Write out each line of the material again, word for word.

START

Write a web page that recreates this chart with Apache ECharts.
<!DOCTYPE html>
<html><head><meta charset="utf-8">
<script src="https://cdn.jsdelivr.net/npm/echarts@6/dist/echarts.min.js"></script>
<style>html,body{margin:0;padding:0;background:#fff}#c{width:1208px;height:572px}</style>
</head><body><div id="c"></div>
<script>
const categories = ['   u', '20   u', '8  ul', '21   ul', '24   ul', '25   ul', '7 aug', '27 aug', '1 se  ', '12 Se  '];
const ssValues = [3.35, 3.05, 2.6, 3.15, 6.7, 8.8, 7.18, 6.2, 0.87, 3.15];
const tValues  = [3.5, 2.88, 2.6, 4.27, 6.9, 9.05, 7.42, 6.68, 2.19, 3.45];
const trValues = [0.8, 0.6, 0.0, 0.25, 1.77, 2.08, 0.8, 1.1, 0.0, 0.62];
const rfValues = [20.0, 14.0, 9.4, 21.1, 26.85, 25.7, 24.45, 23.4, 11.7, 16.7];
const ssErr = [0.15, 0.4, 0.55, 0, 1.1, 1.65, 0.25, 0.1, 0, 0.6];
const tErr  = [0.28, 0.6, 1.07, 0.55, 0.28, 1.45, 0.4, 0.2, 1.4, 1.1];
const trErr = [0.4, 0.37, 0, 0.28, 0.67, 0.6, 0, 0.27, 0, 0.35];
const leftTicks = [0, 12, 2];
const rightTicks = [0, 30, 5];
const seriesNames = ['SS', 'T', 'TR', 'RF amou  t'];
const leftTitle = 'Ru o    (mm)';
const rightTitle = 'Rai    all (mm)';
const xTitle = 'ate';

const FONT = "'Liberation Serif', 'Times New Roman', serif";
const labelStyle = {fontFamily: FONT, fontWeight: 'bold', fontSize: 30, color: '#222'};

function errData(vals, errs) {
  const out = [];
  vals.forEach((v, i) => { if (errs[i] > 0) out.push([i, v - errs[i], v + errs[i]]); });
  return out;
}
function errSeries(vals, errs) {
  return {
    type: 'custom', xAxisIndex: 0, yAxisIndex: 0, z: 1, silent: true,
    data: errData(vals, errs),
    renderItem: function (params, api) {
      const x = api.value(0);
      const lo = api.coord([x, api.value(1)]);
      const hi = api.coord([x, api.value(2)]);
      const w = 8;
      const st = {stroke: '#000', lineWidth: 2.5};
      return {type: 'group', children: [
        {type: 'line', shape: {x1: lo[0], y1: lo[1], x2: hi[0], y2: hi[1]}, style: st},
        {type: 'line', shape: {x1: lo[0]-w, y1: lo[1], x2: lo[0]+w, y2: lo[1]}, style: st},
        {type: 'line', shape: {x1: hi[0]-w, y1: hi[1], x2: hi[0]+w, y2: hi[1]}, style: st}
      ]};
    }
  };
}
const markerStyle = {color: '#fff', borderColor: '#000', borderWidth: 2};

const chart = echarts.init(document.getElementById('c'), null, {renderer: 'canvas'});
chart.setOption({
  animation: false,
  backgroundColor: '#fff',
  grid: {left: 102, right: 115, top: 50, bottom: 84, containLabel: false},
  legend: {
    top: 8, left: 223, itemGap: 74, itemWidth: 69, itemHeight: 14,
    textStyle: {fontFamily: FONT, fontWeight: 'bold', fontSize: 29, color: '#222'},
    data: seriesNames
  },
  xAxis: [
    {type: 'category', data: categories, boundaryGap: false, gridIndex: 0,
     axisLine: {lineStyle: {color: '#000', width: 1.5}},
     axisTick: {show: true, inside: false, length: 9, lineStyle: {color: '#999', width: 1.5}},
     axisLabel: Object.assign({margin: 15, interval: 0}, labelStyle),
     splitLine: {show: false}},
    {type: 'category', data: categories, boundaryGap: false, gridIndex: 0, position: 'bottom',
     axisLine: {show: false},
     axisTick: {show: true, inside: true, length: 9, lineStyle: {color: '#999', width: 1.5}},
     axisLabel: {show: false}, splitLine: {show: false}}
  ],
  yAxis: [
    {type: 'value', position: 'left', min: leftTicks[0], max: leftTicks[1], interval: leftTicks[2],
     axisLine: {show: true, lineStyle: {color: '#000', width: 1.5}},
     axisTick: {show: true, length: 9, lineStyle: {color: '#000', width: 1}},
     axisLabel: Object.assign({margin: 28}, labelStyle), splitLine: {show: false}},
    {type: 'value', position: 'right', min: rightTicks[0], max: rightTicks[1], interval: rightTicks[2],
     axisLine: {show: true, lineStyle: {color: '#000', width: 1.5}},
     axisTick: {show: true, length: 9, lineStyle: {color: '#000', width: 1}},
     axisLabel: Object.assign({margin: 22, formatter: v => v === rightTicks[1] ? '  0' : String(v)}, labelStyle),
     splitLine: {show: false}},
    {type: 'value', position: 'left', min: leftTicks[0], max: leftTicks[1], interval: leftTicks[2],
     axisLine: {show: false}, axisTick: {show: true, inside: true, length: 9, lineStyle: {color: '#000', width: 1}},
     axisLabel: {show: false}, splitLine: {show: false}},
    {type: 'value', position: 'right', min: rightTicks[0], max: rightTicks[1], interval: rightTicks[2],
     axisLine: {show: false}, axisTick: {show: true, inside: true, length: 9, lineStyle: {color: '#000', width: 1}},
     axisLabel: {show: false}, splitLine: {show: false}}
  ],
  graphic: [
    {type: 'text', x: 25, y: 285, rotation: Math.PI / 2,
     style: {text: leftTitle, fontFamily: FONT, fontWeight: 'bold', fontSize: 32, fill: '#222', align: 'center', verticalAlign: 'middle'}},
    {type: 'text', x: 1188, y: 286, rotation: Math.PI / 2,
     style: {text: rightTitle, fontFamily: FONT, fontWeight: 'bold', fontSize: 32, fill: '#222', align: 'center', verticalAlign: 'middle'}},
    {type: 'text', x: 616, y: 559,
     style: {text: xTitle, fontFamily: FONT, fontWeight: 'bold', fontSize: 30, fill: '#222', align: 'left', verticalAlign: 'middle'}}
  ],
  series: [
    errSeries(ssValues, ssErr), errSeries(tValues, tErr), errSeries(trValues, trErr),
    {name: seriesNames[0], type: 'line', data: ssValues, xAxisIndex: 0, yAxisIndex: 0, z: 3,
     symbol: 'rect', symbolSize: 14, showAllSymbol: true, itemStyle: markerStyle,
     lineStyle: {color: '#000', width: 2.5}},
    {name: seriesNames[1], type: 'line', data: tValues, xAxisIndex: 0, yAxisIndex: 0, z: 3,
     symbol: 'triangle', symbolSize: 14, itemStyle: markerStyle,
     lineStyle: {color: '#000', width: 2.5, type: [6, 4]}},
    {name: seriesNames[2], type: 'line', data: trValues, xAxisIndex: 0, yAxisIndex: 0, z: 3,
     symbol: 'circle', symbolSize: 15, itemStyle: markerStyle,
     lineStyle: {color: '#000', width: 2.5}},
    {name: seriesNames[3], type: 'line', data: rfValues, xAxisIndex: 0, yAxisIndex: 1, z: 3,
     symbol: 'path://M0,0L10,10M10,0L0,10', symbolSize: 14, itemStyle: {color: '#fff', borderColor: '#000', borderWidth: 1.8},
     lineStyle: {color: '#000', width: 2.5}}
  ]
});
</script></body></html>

END

• **Problem solution**:
Write a web page that recreates this chart with Apache ECharts.
<!DOCTYPE html>
<html><head><meta charset="utf-8">
<script src="https://cdn.jsdelivr.net/npm/echarts@6/dist/echarts.min.js"></script>
<style>html,body{margin:0;padding:0;background:#fff}#c{width:1208px;height:572px}</style>
</head><body><div id="c"></div>
<script>
const categories = ['   u', '20   u', '8  ul', '21   ul', '24   ul', '25   ul', '7 aug', '27 aug', '1 se  ', '12 Se  '];
const ssValues = [3.35, 3.05, 2.6, 3.15, 6.7, 8.8, 7.18, 6.2, 0.87, 3.15];
const tValues  = [3.5, 2.88, 2.6, 4.27, 6.9, 9.05, 7.42, 6.68, 2.19, 3.45];
const trValues = [0.8, 0.6, 0.0, 0.25, 1.77, 2.08, 0.8, 1.1, 0.0, 0.62];
const rfValues = [20.0, 14.0, 9.4, 21.1, 26.85, 25.7, 24.45, 23.4, 11.7, 16.7];
const ssErr = [0.15, 0.4, 0.55, 0, 1.1, 1.65, 0.25, 0.1, 0, 0.6];
const tErr  = [0.28, 0.6, 1.07, 0.55, 0.28, 1.45, 0.4, 0.2, 1.4, 1.1];
const trErr = [0.4, 0.37, 0, 0.28, 0.67, 0.6, 0, 0.27, 0, 0.35];
const leftTicks = [0, 12, 2];
const rightTicks = [0, 30, 5];
const seriesNames = ['SS', 'T', 'TR', 'RF amou  t'];
const leftTitle = 'Ru o    (mm)';
const rightTitle = 'Rai    all (mm)';
const xTitle = 'ate';

const FONT = "'Liberation Serif', 'Times New Roman', serif";
const labelStyle = {fontFamily: FONT, fontWeight: 'bold', fontSize: 30, color: '#222'};

function errData(vals, errs) {
  const out = [];
  vals.forEach((v, i) => { if (errs[i] > 0) out.push([i, v - errs[i], v + errs[i]]); });
  return out;
}
function errSeries(vals, errs) {
  return {
    type: 'custom', xAxisIndex: 0, yAxisIndex: 0, z: 1, silent: true,
    data: errData(vals, errs),
    renderItem: function (params, api) {
      const x = api.value(0);
      const lo = api.coord([x, api.value(1)]);
      const hi = api.coord([x, api.value(2)]);
      const w = 8;
      const st = {stroke: '#000', lineWidth: 2.5};
      return {type: 'group', children: [
        {type: 'line', shape: {x1: lo[0], y1: lo[1], x2: hi[0], y2: hi[1]}, style: st},
        {type: 'line', shape: {x1: lo[0]-w, y1: lo[1], x2: lo[0]+w, y2: lo[1]}, style: st},
        {type: 'line', shape: {x1: hi[0]-w, y1: hi[1], x2: hi[0]+w, y2: hi[1]}, style: st}
      ]};
    }
  };
}
const markerStyle = {color: '#fff', borderColor: '#000', borderWidth: 2};

const chart = echarts.init(document.getElementById('c'), null, {renderer: 'canvas'});
chart.setOption({
  animation: false,
  backgroundColor: '#fff',
  grid: {left: 102, right: 115, top: 50, bottom: 84, containLabel: false},
  legend: {
    top: 8, left: 223, itemGap: 74, itemWidth: 69, itemHeight: 14,
    textStyle: {fontFamily: FONT, fontWeight: 'bold', fontSize: 29, color: '#222'},
    data: seriesNames
  },
  xAxis: [
    {type: 'category', data: categories, boundaryGap: false, gridIndex: 0,
     axisLine: {lineStyle: {color: '#000', width: 1.5}},
     axisTick: {show: true, inside: false, length: 9, lineStyle: {color: '#999', width: 1.5}},
     axisLabel: Object.assign({margin: 15, interval: 0}, labelStyle),
     splitLine: {show: false}},
    {type: 'category', data: categories, boundaryGap: false, gridIndex: 0, position: 'bottom',
     axisLine: {show: false},
     axisTick: {show: true, inside: true, length: 9, lineStyle: {color: '#999', width: 1.5}},
     axisLabel: {show: false}, splitLine: {show: false}}
  ],
  yAxis: [
    {type: 'value', position: 'left', min: leftTicks[0], max: leftTicks[1], interval: leftTicks[2],
     axisLine: {show: true, lineStyle: {color: '#000', width: 1.5}},
     axisTick: {show: true, length: 9, lineStyle: {color: '#000', width: 1}},
     axisLabel: Object.assign({margin: 28}, labelStyle), splitLine: {show: false}},
    {type: 'value', position: 'right', min: rightTicks[0], max: rightTicks[1], interval: rightTicks[2],
     axisLine: {show: true, lineStyle: {color: '#000', width: 1.5}},
     axisTick: {show: true, length: 9, lineStyle: {color: '#000', width: 1}},
     axisLabel: Object.assign({margin: 22, formatter: v => v === rightTicks[1] ? '  0' : String(v)}, labelStyle),
     splitLine: {show: false}},
    {type: 'value', position: 'left', min: leftTicks[0], max: leftTicks[1], interval: leftTicks[2],
     axisLine: {show: false}, axisTick: {show: true, inside: true, length: 9, lineStyle: {color: '#000', width: 1}},
     axisLabel: {show: false}, splitLine: {show: false}},
    {type: 'value', position: 'right', min: rightTicks[0], max: rightTicks[1], interval: rightTicks[2],
     axisLine: {show: false}, axisTick: {show: true, inside: true, length: 9, lineStyle: {color: '#000', width: 1}},
     axisLabel: {show: false}, splitLine: {show: false}}
  ],
  graphic: [
    {type: 'text', x: 25, y: 285, rotation: Math.PI / 2,
     style: {text: leftTitle, fontFamily: FONT, fontWeight: 'bold', fontSize: 32, fill: '#222', align: 'center', verticalAlign: 'middle'}},
    {type: 'text', x: 1188, y: 286, rotation: Math.PI / 2,
     style: {text: rightTitle, fontFamily: FONT, fontWeight: 'bold', fontSize: 32, fill: '#222', align: 'center', verticalAlign: 'middle'}},
    {type: 'text', x: 616, y: 559,
     style: {text: xTitle, fontFamily: FONT, fontWeight: 'bold', fontSize: 30, fill: '#222', align: 'left', verticalAlign: 'middle'}}
  ],
  series: [
    errSeries(ssValues, ssErr), errSeries(tValues, tErr), errSeries(trValues, trErr),
    {name: seriesNames[0], type: 'line', data: ssValues, xAxisIndex: 0, yAxisIndex: 0, z: 3,
     symbol: 'rect', symbolSize: 14, showAllSymbol: true, itemStyle: markerStyle,
     lineStyle: {color: '#000', width: 2.5}},
    {name: seriesNames[1], type: 'line', data: tValues, xAxisIndex: 0, yAxisIndex: 0, z: 3,
     symbol: 'triangle', symbolSize: 14, itemStyle: markerStyle,
     lineStyle: {color: '#000', width: 2.5, type: [6, 4]}},
    {name: seriesNames[2], type: 'line', data: trValues, xAxisIndex: 0, yAxisIndex: 0, z: 3,
     symbol: 'circle', symbolSize: 15, itemStyle: markerStyle,
     lineStyle: {color: '#000', width: 2.5}},
    {name: seriesNames[3], type: 'line', data: rfValues, xAxisIndex: 0, yAxisIndex: 1, z: 3,
     symbol: 'path://M0,0L10,10M10,0L0,10', symbolSize: 14, itemStyle: {color: '#fff', borderColor: '#000', borderWidth: 1.8},
     lineStyle: {color: '#000', width: 2.5}}
  ]
});
</script></body></html>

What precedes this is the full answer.